The en banc majority first considered the Supreme Court’s decision in Cuozzo Speed Technologies, LLC v. Lee, 136 S. Ct. 2131 (2016) and evaluated how application of the § 315(b) timebar differs from the PTAB’s discretion to institute trial on the merits. The majority held that the PTAB’s assessment of the § 315(b) time-bar does not go to the merits of the petition and is therefore “not akin to either the non-initiation or preliminary-only merits determinations for which unreviewability is common in the law, in the latter case because the closely related final merits determination is reviewable.” The majority reasoned: “The time bar is not merely about preliminary procedural requirements that may be corrected if they fail to reflect real-world facts, but about real-world facts that limit the agency’s authority to act under the IPR scheme.”
The majority also focused on the Supreme Court’s reasoning in Cuozzo that there is a strong presumption favoring judicial review of agency determinations. In light of this heavy presumption, January 9, 2018 Pauline M. Pelletier and Jon E. Wright Federal Circuit Holds En Banc That The PTAB’s Determination on Whether The One Year Time-Bar is Triggered in Inter Partes Review Is Reviewable on Appeal the majority held: “We find no clear and convincing indication in the specific statutory language in the AIA, the specific legislative history of the AIA, or the statutory scheme as a whole that demonstrates Congress’s intent to bar judicial review of § 315(b) time-bar determinations . . . .” Having concluded that § 315(b) is not “closely related” to the provisions considered by the Supreme Court in Cuozzo—but rather to a statutory “condition precedent to the Director’s authority to act”—the majority concluded that “[e]nforcing statutory limits on an agency’s authority to act is precisely the type of issue that courts have historically reviewed,” and thus, “[w]e hold that time-bar determinations under § 315(b) are reviewable by this court.”
Viewed narrowly, the holding in Wi-Fi One means that patent owners who challenge petitions as being time-barred under § 315(b) can now appeal an adverse determination on that issue to the Federal Circuit. Common examples include cases where the patent owner has alleged that the petitioner is in privity with a time-barred party, or that the real party in interest is time-barred. Challenges based on privity or real party in interest can involve related discovery disputes and administrative rulings. Other examples include the PTAB’s statutory interpretation of § 315(b), including administratively created exceptions and whether it may be triggered by arbitration complaints or complaints in International Trade Commission investigations. Viewed more broadly, the holding in Wi-Fi One indicates that a majority of the en banc Court views limits on the PTAB’s authority to be categorically different from the PTAB’s initial assessment of the “merits.” Judge O’Malley’s concurring opinion in Wi-Fi One provides helpful guidance on the contours of this critical distinction. Further, this development in the law opens the door to a greater variety of challenges than were previously thought viable under Cuozzo.

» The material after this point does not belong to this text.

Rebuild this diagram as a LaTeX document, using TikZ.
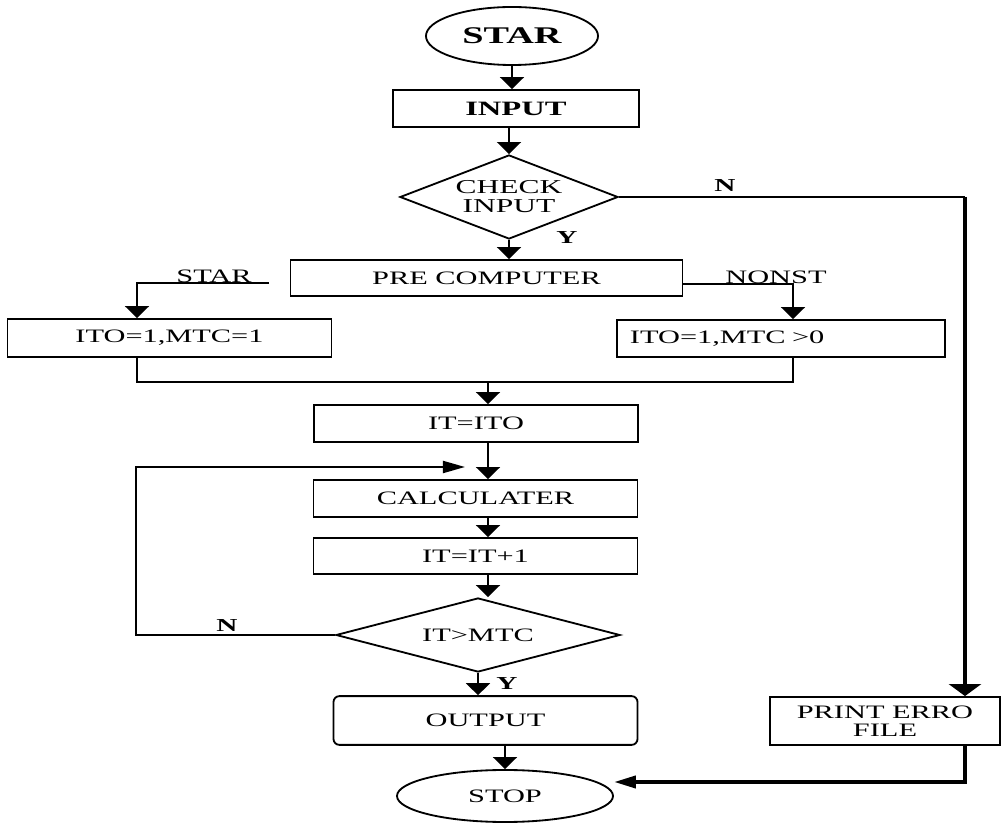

While the holding in Wi-Fi One does not mean that all time-bar challenges under § 315(b) will prove successful—or even that the PTAB got it wrong in Wi-Fi One—it does mean that patent owners who have raised a challenge under § 315(b) that was unavailing before the PTAB will have their day in court if they properly raise, preserve, and appeal that issue. We expect informative developments regarding the merits of the § 315(b) challenge following remand of Wi-Fi One to the merits panel of the Federal Circuit. We will keep you apprised.